Police Sergeant Owen Messenger, of the Alliance Roads Policing team, said: “Over my 16 years’ service, I have witnessed horrific devastation to families and their loved ones involved in collisions caused by drink and drug drivers.
“Having to break the news to loved ones that a family member is never coming home is one of the worst parts of my role, but sadly it happens all too often.
“Over the past decade we’ve significantly reduced the number of people killed and seriously injured on our roads and we are passionate about ensuring we continue this downward trend.
“I would encourage you to be the responsible driver and not to take the risk where drink or drugs are concerned.
“If you have information about anyone who has been drinking or taken drugs and is about to drive, I would urge you to call us on 999 with the make and model of the vehicle, registration number and direction of travel.”
Alison Hernandez, Police and Crime Commissioner for Devon, Cornwall and the Isles of Scilly, is also chair of the Vision Zero South West road safety partnership as well as the national APCC lead for road safety.
Commissioner Hernandez says she is particularly concerned about the potential effect the split tiers in Devon and Cornwall could have on drink driving over the festive period.
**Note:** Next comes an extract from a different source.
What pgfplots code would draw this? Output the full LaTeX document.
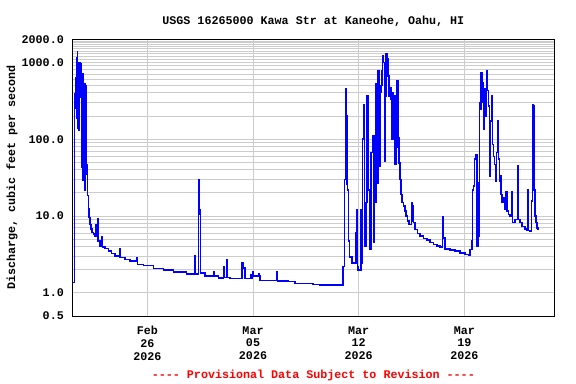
\documentclass[border=0pt]{standalone}
\usepackage{fontspec}
\setmainfont{Liberation Mono}
\usepackage{pgfplots}
\pgfplotsset{compat=1.18}
\definecolor{gridgray}{RGB}{204,204,204}
\newcommand{\chartfont}{\fontsize{11.7bp}{12.7bp}\selectfont\bfseries}
\pgfplotstableread{
day value
0.06 1.36
0.164 390
0.21 250
0.257 640
0.297 190
0.323 1140
0.363 1360
0.39 140
0.429 1000
0.476 130
0.496 980
0.542 350
0.588 960
0.628 43
0.674 670
0.694 29
0.741 710
0.787 320
0.827 525
0.873 22
0.92 320
0.939 500
0.959 35
0.986 47
1.006 35
1.052 18.4
1.092 12.3
1.138 9.6
1.204 7.8
1.271 6.75
1.337 6.1
1.423 5.8
1.536 5.4
1.602 7.8
1.64 5.6
1.688 9.1
1.72 5.2
1.734 4.75
1.867 4.1
1.953 5.4
1.99 4.1
2.019 3.97
2.198 3.77
2.417 3.52
2.642 3.25
2.861 3.03
3.145 2.88
3.192 3.8
3.23 2.9
3.523 2.7
3.854 2.6
4.298 2.9
4.34 2.34
4.735 2.27
5.398 2.09
6.06 2.0
6.723 1.86
7.611 1.77
8.16 3.0
8.19 1.77
8.379 10.5
8.425 30
8.46 12
8.538 1.82
8.823 1.65
9.373 1.88
9.40 1.65
9.704 1.57
10.036 2.18
10.07 1.58
10.261 2.66
10.30 1.58
10.479 1.54
11.254 2.46
11.36 2.12
11.473 1.54
11.87 1.73
11.90 1.54
11.98 1.86
12.003 1.65
12.354 1.78
12.38 1.65
12.466 1.45
13.573 1.86
13.62 1.42
14.322 1.40
14.785 1.32
15.978 1.28
16.441 1.26
17.945 2.22
18.051 30
18.118 450
18.164 200
18.211 26
18.25 22
18.316 4.7
18.383 2.95
18.541 2.46
18.78 6.0
18.826 2.46
18.872 12.2
18.912 2.2
18.958 2.0
19.137 12
19.177 2.4
19.243 101
19.309 285
19.376 4.0
19.468 15
19.555 365
19.641 22
19.707 3.7
19.82 67
19.906 110
19.999 4.5
20.039 15
20.131 520
20.198 27
20.264 780
20.33 45
20.396 405
20.463 500
20.529 780
20.569 1216
20.635 1000
20.701 52
20.767 365
20.814 1280
20.88 1100
20.946 670
21.013 365
21.079 470
21.145 330
21.191 100
21.258 400
21.297 200
21.344 365
21.41 47
21.456 78
21.523 575
21.589 550
21.629 105
21.675 49
21.741 30
21.788 19
21.854 15
21.96 13.5
22.072 11.6
22.139 10
22.225 8.6
22.338 7.8
22.49 15
22.537 8.5
22.583 13.5
22.623 8.2
22.735 6.7
22.888 5.9
23.067 5.5
23.285 5.1
23.51 4.85
23.729 4.5
23.947 4.25
24.173 4.05
24.391 3.97
24.543 9.7
24.61 5.2
24.722 3.75
25.053 3.6
25.385 3.5
25.716 3.3
26.047 3.16
26.266 3.06
26.378 3.67
26.491 4.7
26.531 22
26.597 24.5
26.663 55
26.729 63
26.822 4.0
26.889 5.5
26.955 27
26.995 300
27.061 245
27.107 740
27.174 550
27.22 300
27.26 135
27.326 450
27.392 200
27.459 780
27.525 430
27.591 270
27.657 33
27.724 172
27.79 365
27.856 86
27.922 60
27.989 47
28.055 28
28.121 67
28.188 172
28.254 55
28.32 28
28.386 33
28.433 19
28.499 15
28.585 17.3
28.652 12.2
28.744 20.7
28.811 11.6
28.917 10.5
29.029 10
29.142 21
29.18 8.2
29.36 9.0
29.513 45
29.55 9
29.692 8.2
29.804 7.3
30.023 6.8
30.136 6.5
30.176 22
30.21 6.5
30.355 6.4
30.439 15.7
30.505 285
30.572 270
30.618 22
30.684 10
30.751 8.2
30.817 7.0
30.863 6.8
30.9 6.8
}\flowdata
\begin{document}
\begin{tikzpicture}
\begin{axis}[
  scale only axis,
  width=481.3bp, height=276.7bp,
  ymode=log,
  xmin=0.06, xmax=31.93, ymin=0.5, ymax=2000,
  ytick={0.5,1,10,100,1000,2000},
  yticklabels={0.5,1.0,10.0,100.0,1000.0,2000.0},
  minor ytick={2,3,4,5,6,7,8,9,20,30,40,50,60,70,80,90,200,300,400,500,600,700,800,900,1100,1200,1300,1400,1500,1600,1700,1800,1900},
  xtick={5,12,19,26},
  xticklabels={{Feb\\26\\2026},{Mar\\05\\2026},{Mar\\12\\2026},{Mar\\19\\2026}},
  ymajorgrids, yminorgrids, xmajorgrids,
  grid style={gridgray, line width=1bp},
  minor grid style={gridgray, line width=1bp},
  major tick length=0pt, minor tick length=0pt,
  axis line style={line width=1bp, black},
  xticklabel style={align=center, font=\chartfont, inner sep=0pt, anchor=north, yshift=-10.3bp},
  yticklabel style={font=\chartfont, inner sep=0pt, anchor=east, xshift=-8.7bp},
  /pgf/number format/assume math mode=true,
  title={USGS 16265000 Kawa Str at Kaneohe, Oahu, HI},
  title style={font=\chartfont, at={(axis description cs:0.5,1)}, anchor=base, yshift=8.8bp},
  ylabel={Discharge, cubic feet per second},
  every axis y label/.style={at={(axis description cs:-0.1261,0.5)}, rotate=90, anchor=center, font=\chartfont},
]
\addplot[const plot, color=blue, line width=1.5bp] table[x=day, y=value] {\flowdata};
\end{axis}
\node[font=\chartfont, text=red, anchor=center] at (240.65bp,-59bp) {-{}-{}-{}- Provisional Data Subject to Revision -{}-{}-{}-};
\pgfresetboundingbox
\path (-72.7bp,-68bp) rectangle (503.3bp,316bp);
\end{tikzpicture}
\end{document}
She said: “We are in the unusual position of having Cornwall in Tier 1, meaning residents can go to the pub for a drink, and Devon in Tier 2, where you can only drink in a pub provided you are also having a substantial meal.
“For those living on or close to the border between the two counties, I can see how tempting it might be to drive from Devon to Cornwall to have a Christmas drink.
“But I would strongly urge people not to do this and to use their common sense. As well as it being against both the rules and the spirit of the guidance, the temptation to drink and drive home can be catastrophic.
“Not only does it risk your life and the lives of other innocent road users, if convicted you will lose your driving license - which could also result in you losing your job – and could end up in prison.
“Most of us will not look back on 2020 with any fondness, but imagine how much worse it could be if you make the disastrous decision to drink and drive.”